Peeping at the corpus – What is really going on behind the equality and welfare items of the Manifesto project?

The Comparative Manifestos Project (CMP) data set quantifies how much parties emphasize certain topics and positions and is very popular in the study of political parties. The data set is also increasingly applied in comparative political economy and welfare state studies that use the welfare-specific items rather than the CMP’s left–right scale to test hypotheses on the impact of political parties on social policies, (in)equality and the welfare state. But do these items provide a valid basis for descriptive and causal inferences? What do the items precisely capture? To answer these questions on concept validity, we use the new manifesto corpus data for German parties 2002–2013 and, to provide a further test, for US parties 2004–2012. Corpus data are the digitalized, originally hand-annotated and coded texts of electoral programmes.

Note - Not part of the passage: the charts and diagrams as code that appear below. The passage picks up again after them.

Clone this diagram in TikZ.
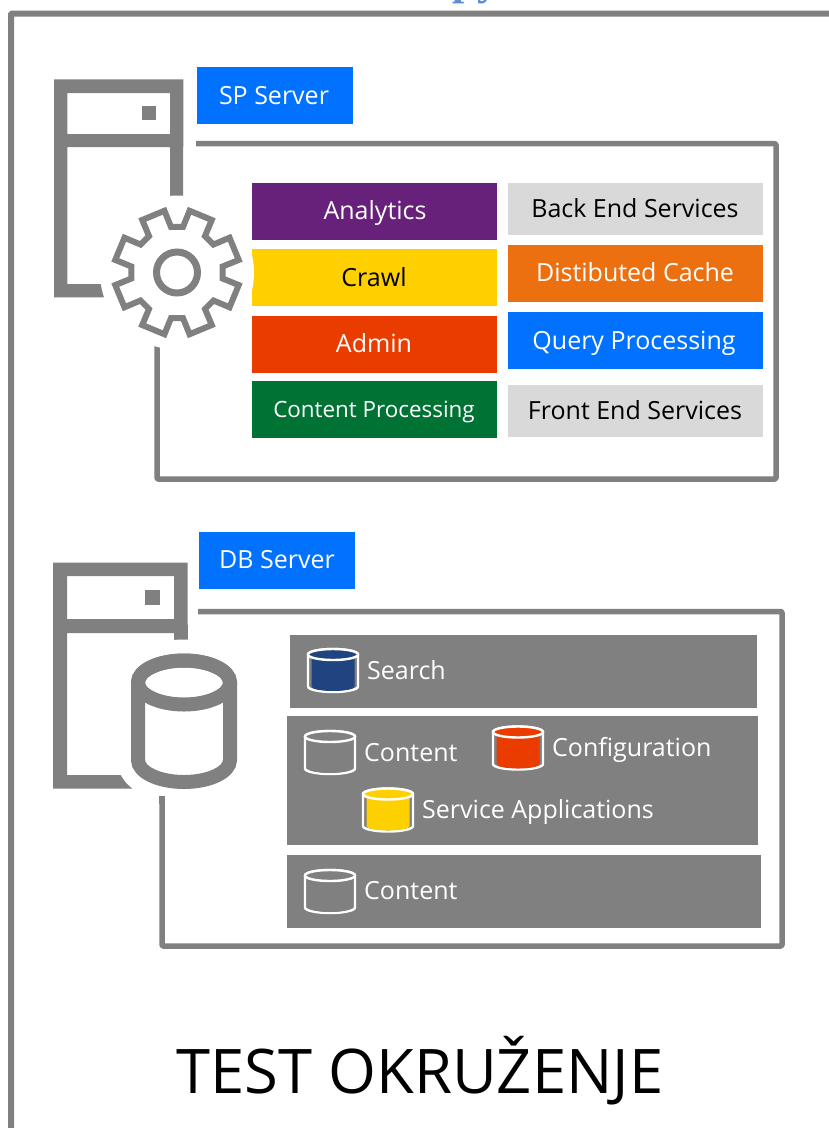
\documentclass[tikz,border=0pt]{standalone}
\usepackage{fontspec}
\setmainfont{Open Sans}
\definecolor{gr}{HTML}{808080}
\definecolor{blu}{HTML}{0072FF}
\definecolor{pur}{HTML}{68217A}
\definecolor{yel}{HTML}{FFD000}
\definecolor{redd}{HTML}{EB3C00}
\definecolor{grn}{HTML}{007233}
\definecolor{lgr}{HTML}{D9D9D9}
\definecolor{org}{HTML}{EC7010}
\definecolor{nav}{HTML}{1F4480}
\definecolor{ttl}{HTML}{5B8FD5}
\newfontfamily\serfont{Liberation Serif}
\tikzset{
 x=1pt,y=-1pt,
 box/.style={rectangle,inner sep=0pt,outer sep=0pt,anchor=north west},
 txt/.style={inner sep=0pt,anchor=base,font=\fontsize{25}{25}\selectfont},
 lbl/.style={inner sep=0pt,anchor=base west,text=white,font=\fontsize{25}{25}\selectfont},
 frame/.style={draw=gr,line width=5.5pt,line join=round,rounded corners=1pt},
}
\newcommand{\bx}[6]{\node[box,fill=#6,minimum width=#3pt-#1pt,minimum height=#4pt-#2pt] (#5) at (#1,#2) {};}
\newcommand{\cylpath}[4]{(#1-#3,#2) -- (#1-#3,#4) arc[start angle=180,end angle=0,x radius=#3,y radius=22] -- (#1+#3,#2) arc[start angle=0,end angle=-180,x radius=#3,y radius=22] -- cycle}
\newcommand{\smallcyl}[3]{%
 \begin{scope}[shift={(#1,#2)}]
 \draw[white,line width=2.4pt,fill=gr] (-25,0) -- (-25,32) arc[start angle=180,end angle=0,x radius=25,y radius=5.5] -- (25,0) arc[start angle=0,end angle=-180,x radius=25,y radius=5.5] -- cycle;
 \fill[#3] (-21.5,0) -- (-21.5,32) arc[start angle=180,end angle=0,x radius=21.5,y radius=4.5] -- (21.5,0) -- cycle;
 \draw[white,line width=2.4pt,fill=#3] (0,0) ellipse[x radius=25,y radius=5.5];
 \end{scope}}
\begin{document}
\begin{tikzpicture}
\useasboundingbox (0,0) rectangle (829,1128);
\clip (0,0) rectangle (829,1128);
\fill[white] (0,0) rectangle (829,1128);
% title fragment
\node[inner sep=0pt,anchor=base,text=ttl,font=\serfont\bfseries\fontsize{44}{44}\selectfont] (ttlfrag) at (476,-6) {py};
% outer frame
\draw[draw=gr,line width=6pt,rounded corners=1pt] (11,1140) -- (11,13.7) -- (840,13.7);
% SP server
\fill[gr,even odd rule] (54,79.3) rectangle (183.3,297.3) (67.3,93) rectangle (170,134) (67.3,147) rectangle (183.3,284);
\fill[gr] (170,140) rectangle (183.3,197);
\fill[gr] (142,106) rectangle (156,120);
\draw[frame] (196,143.7) -- (776,143.7) -- (776,479) -- (157,479) -- (157,330);
\bx{252}{183}{497}{240}{ana}{pur}
\bx{252}{249}{497}{306}{cra}{yel}
\bx{252}{316}{497}{373}{adm}{redd}
\bx{252}{381}{497}{438}{con}{grn}
\bx{508}{183}{763}{235}{bes}{lgr}
\bx{508}{245}{763}{302}{dis}{org}
\bx{508}{312}{763}{369}{que}{blu}
\bx{508}{385}{763}{437}{fes}{lgr}
\bx{197}{67}{353}{124}{sps}{blu}
\node[txt,text=white] (t1) at (375,219) {Analytics};
\node[txt,text=black] (t2) at (374,286) {Crawl};
\node[txt,text=white] (t3) at (374,352) {Admin};
\node[txt,text=white,font=\fontsize{22.4}{22.4}\selectfont] (t4) at (374,417) {Content Processing};
\node[txt,text=black] (t5) at (635,217) {Back End Services};
\node[txt,text=white] (t6) at (635,281) {Distibuted Cache};
\node[txt,text=white] (t7) at (634,349) {Query Processing};
\node[txt,text=black] (t8) at (635,419) {Front End Services};
\node[txt,text=white] (t9) at (274,104) {SP Server};
% gear
\fill[white] (177,272.5) circle (77);
\begin{scope}[shift={(177,272.5)}]
\draw[gr,line width=6pt,line join=miter,fill=white]
 (82.5:46) \foreach \k in {0,...,7}{
  -- ({90+45*\k-7.5}:46) -- ({90+45*\k+7.5}:46) -- ({90+45*\k+22.5-11}:63) -- ({90+45*\k+22.5+11}:63)
 } -- cycle;
\draw[gr,line width=7pt] (0,0) circle (20.5);
\end{scope}
% DB server
\bx{199}{532}{355}{589}{dbs}{blu}
\node[txt,text=white] (t10) at (277,568) {DB Server};
\fill[gr,even odd rule] (53,562.7) rectangle (187.7,788.7) (67,576) rectangle (174,619) (67,633) rectangle (187.7,775);
\fill[gr] (174,625) rectangle (187.7,654);
\fill[gr] (145,590) rectangle (160,605);
\draw[frame] (198,611.5) -- (782,611.5) -- (782,946) -- (162,946) -- (162,796);
\draw[white,line width=42pt,fill=white,line join=round] \cylpath{184}{682.5}{46}{760};
\draw[gr,line width=14pt,fill=white] \cylpath{184}{682.5}{46}{760};
\draw[gr,line width=14pt] (184,682.5) ellipse[x radius=46,y radius=22];
\draw[gr,line width=5.5pt] (162,796) -- (162,804);
\bx{290}{635}{757}{708}{r1}{gr}
\bx{287}{716}{758}{845}{r2}{gr}
\bx{287}{855}{761}{928}{r3}{gr}
\smallcyl{333}{654.5}{nav}
\smallcyl{330}{736.5}{gr}
\smallcyl{518}{732}{redd}
\smallcyl{388}{794}{yel}
\smallcyl{330}{875.5}{gr}
\node[lbl] (l1) at (367,679) {Search};
\node[lbl] (l2) at (364,761) {Content};
\node[lbl] (l3) at (552,756) {Configuration};
\node[lbl] (l4) at (422,818) {Service Applications};
\node[lbl] (l5) at (364,899) {Content};
\node[inner sep=0pt,anchor=base,font=\fontsize{61.5}{61.5}\selectfont] (ttl) at (420,1093.5) {TEST OKRUŽENJE};
\end{tikzpicture}
\end{document}
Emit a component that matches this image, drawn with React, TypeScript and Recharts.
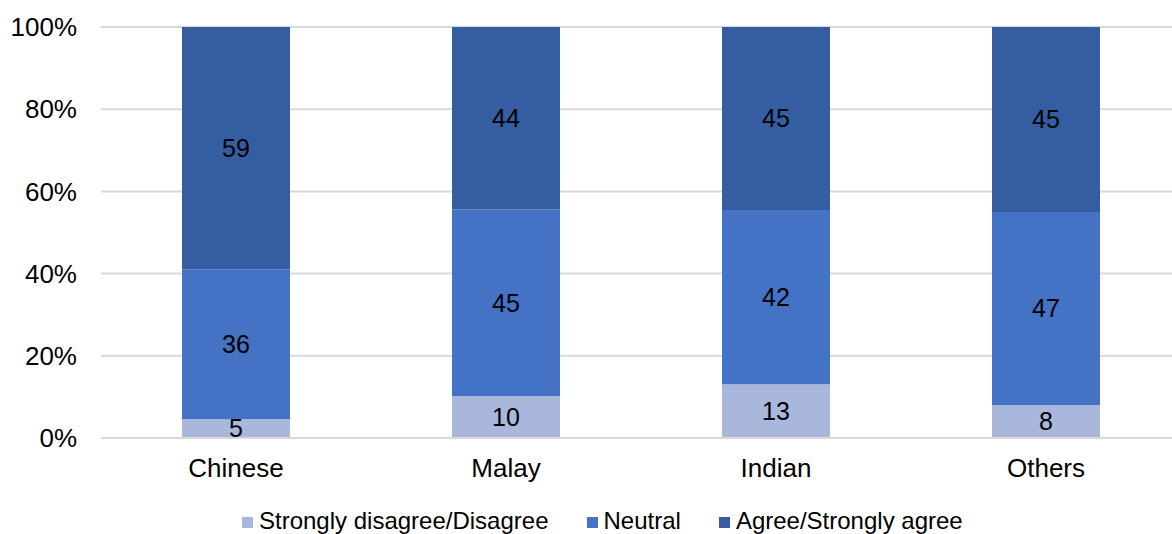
import { BarChart, Bar, XAxis, YAxis, CartesianGrid, Legend, LabelList } from "recharts";

const groups = ["Chinese", "Malay", "Indian", "Others"];
const disagree = [4.6, 10.2, 13.1, 8.0];
const neutral = [36.4, 45.4, 42.4, 47.0];
const agree = [58.9, 44.4, 44.5, 45.0];
const yTicks = [0, 0.2, 0.4, 0.6, 0.8, 1];

const seriesInfo = [
  { key: "disagree", name: "Strongly disagree/Disagree", color: "#a9b7dc" },
  { key: "neutral", name: "Neutral", color: "#4472c4" },
  { key: "agree", name: "Agree/Strongly agree", color: "#345ea1" },
];

const data = groups.map((g, i) => ({
  group: g,
  disagree: disagree[i],
  neutral: neutral[i],
  agree: agree[i],
}));

const font = "'Liberation Sans', Arial, sans-serif";

// custom legend so the spacing matches the original
function LegendBox() {
  return (
    <div
      style={{
        display: "flex",
        height: 40,
        boxSizing: "border-box",
        paddingTop: 14,
        paddingLeft: 242,
        gap: 38,
        fontFamily: font,
        fontSize: 24,
        lineHeight: "normal",
        color: "#000",
      }}
    >
      {seriesInfo.map((s) => (
        <div key={s.key} style={{ display: "flex", alignItems: "center", gap: 6 }}>
          <span style={{ width: 11, height: 11, background: s.color, display: "inline-block", marginTop: 3 }} />
          <span>{s.name}</span>
        </div>
      ))}
    </div>
  );
}

export default function App() {
  return (
    <div style={{ position: "absolute", left: 0, top: 0, width: 1172, height: 534, overflow: "hidden", background: "#fff" }}>
      <BarChart
        width={1181}
        height={534}
        data={data}
        stackOffset="expand"
        margin={{ top: 27, right: 0, bottom: 0, left: 0 }}
        style={{ fontFamily: font }}
      >
        <CartesianGrid vertical={false} stroke="#d9d9d9" strokeWidth={2} />
        <XAxis
          dataKey="group"
          tickLine={false}
          axisLine={{ stroke: "#d9d9d9", strokeWidth: 2 }}
          tick={{ fill: "#000", fontSize: 26 }}
          tickMargin={15}
          height={56}
        />
        <YAxis
          width={101}
          ticks={yTicks}
          domain={[0, 1]}
          tickFormatter={(v: number) => `${Math.round(v * 100)}%`}
          tickLine={false}
          axisLine={false}
          tickMargin={18}
          tick={{ fill: "#000", fontSize: 26 }}
        />
        <Legend verticalAlign="bottom" wrapperStyle={{ left: 0, width: 1172 }} content={<LegendBox />} />
        {seriesInfo.map((s) => (
          <Bar key={s.key} dataKey={s.key} name={s.name} stackId="a" fill={s.color} barSize={108} isAnimationActive={false}>
            <LabelList
              dataKey={s.key}
              position="center"
              formatter={(v: any) => Math.round(Number(v))}
              style={{ fill: "#000", fontSize: 25, fontFamily: font }}
            />
          </Bar>
        ))}
      </BarChart>
    </div>
  );
}
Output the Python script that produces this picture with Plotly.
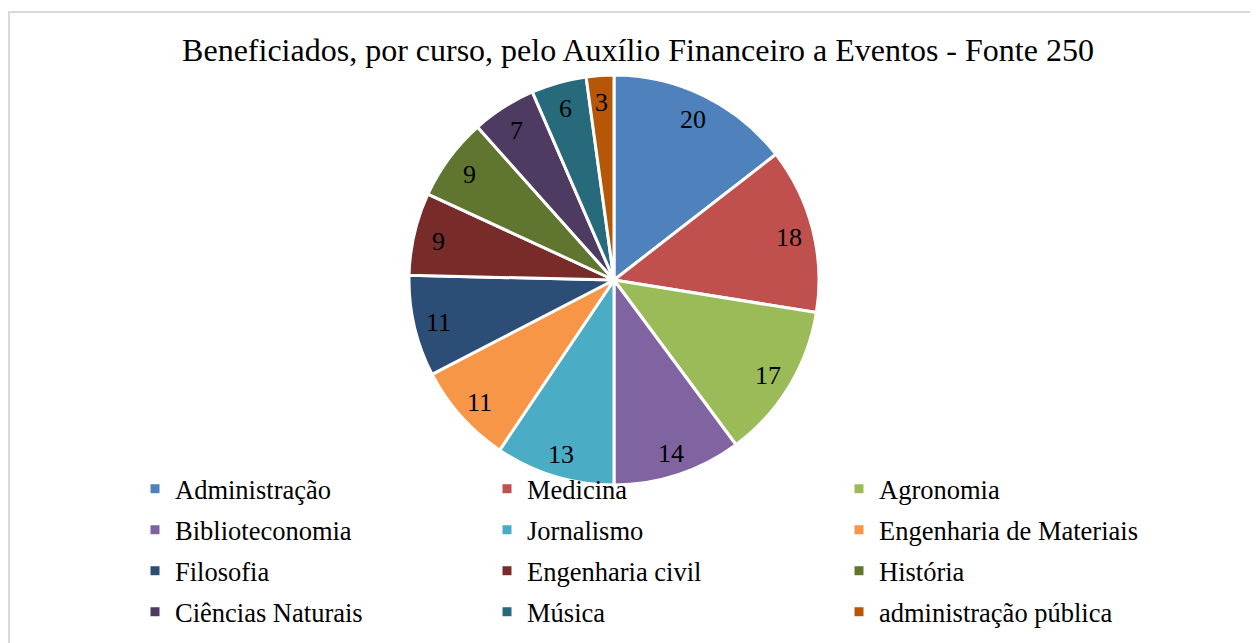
import math
import plotly.graph_objects as go

# ---- data ----
courses = ["Administração", "Medicina", "Agronomia", "Biblioteconomia", "Jornalismo",
           "Engenharia de Materiais", "Filosofia", "Engenharia civil", "História",
           "Ciências Naturais", "Música", "administração pública"]
beneficiaries = [20, 18, 17, 14, 13, 11, 11, 9, 9, 7, 6, 3]
colors = ["#4F81BD", "#C0504D", "#9BBB59", "#8064A2", "#4BACC6", "#F79646",
          "#2C4D75", "#772C2A", "#5F7530", "#4D3B62", "#276A7C", "#B65708"]
title_text = "Beneficiados, por curso, pelo Auxílio Financeiro a Eventos - Fonte 250"

W, H = 1258, 643
OFF = 8  # page body margin offset
FONT = "Liberation Serif, Times New Roman, serif"


def fx(px):
    return (px - OFF) / W


def fy(py):
    return 1 - (py - OFF) / H


# pie geometry (screen pixels)
cx, cy, R = 614, 280, 205
dom_x = [fx(cx - R), fx(cx + R)]
dom_y = [fy(cy + R), fy(cy - R)]

fig = go.Figure()
fig.add_trace(go.Pie(
    labels=courses, values=beneficiaries, sort=False, direction="clockwise",
    rotation=0, marker=dict(colors=colors, line=dict(color="white", width=3)),
    textinfo="none", showlegend=False, domain=dict(x=dom_x, y=dom_y),
))

# value labels placed along the slice bisector, derived from the data
total = sum(beneficiaries)
cum = 0
for v in beneficiaries:
    th = 2 * math.pi * (cum + v / 2) / total
    cum += v
    px = cx + 0.88 * R * math.sin(th)
    py = cy - 0.88 * R * math.cos(th) + 2
    fig.add_annotation(x=fx(px), y=fy(py), xref="paper", yref="paper",
                       text=str(v), showarrow=False,
                       font=dict(family=FONT, size=26, color="black"),
                       xanchor="center", yanchor="middle")

# legend: 4 rows x 3 columns (one legend per row)
row_centers = [489, 530, 571, 612]
legend_names = ["legend", "legend2", "legend3", "legend4"]
for i, (name, col) in enumerate(zip(courses, colors)):
    fig.add_trace(go.Scatter(
        x=[None], y=[None], mode="markers", name=name,
        marker=dict(symbol="square", size=9, color=col),
        legend=legend_names[i // 3], hoverinfo="skip",
    ))

leg_common = dict(orientation="h", x=fx(135), xanchor="left", yanchor="middle",
                  entrywidth=307, entrywidthmode="pixels", bgcolor="rgba(0,0,0,0)",
                  font=dict(family=FONT, size=26.5, color="black"), itemclick=False,
                  itemdoubleclick=False)
layout_legends = {}
for k, yc in zip(legend_names, row_centers):
    layout_legends[k] = dict(leg_common, y=fy(yc))

fig.update_layout(
    width=W, height=H,
    margin=dict(l=0, r=0, t=0, b=0),
    paper_bgcolor="white", plot_bgcolor="rgba(0,0,0,0)",
    xaxis=dict(visible=False), yaxis=dict(visible=False),
    title=dict(text=title_text, x=fx(638), xanchor="center", y=fy(50),
               yanchor="middle", yref="paper",
               font=dict(family=FONT, size=32, color="black")),
    shapes=[dict(type="rect", xref="paper", yref="paper", x0=fx(9), y0=-0.05,
                 x1=1.05, y1=fy(12), line=dict(color="#D9D9D9", width=2),
                 fillcolor="rgba(0,0,0,0)", layer="below")],
    **layout_legends,
)

fig.write_html("out.html")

We assess the validity of the codings directly at the level of quasi-sentences by re-categorizing and subcategorizing the originally coded statements on equality, social justice and welfare state expansion. Although concept validity concerns about the data seem exaggerated, we find that theoretically relevant and meaningful variation is ‘hidden’ behind the original categories. Hence, our approach allows researchers to assess the substantive meaning of the CMP data directly, and we offer an efficient new strategy for testing more specific hypotheses on the impact of political parties on policy.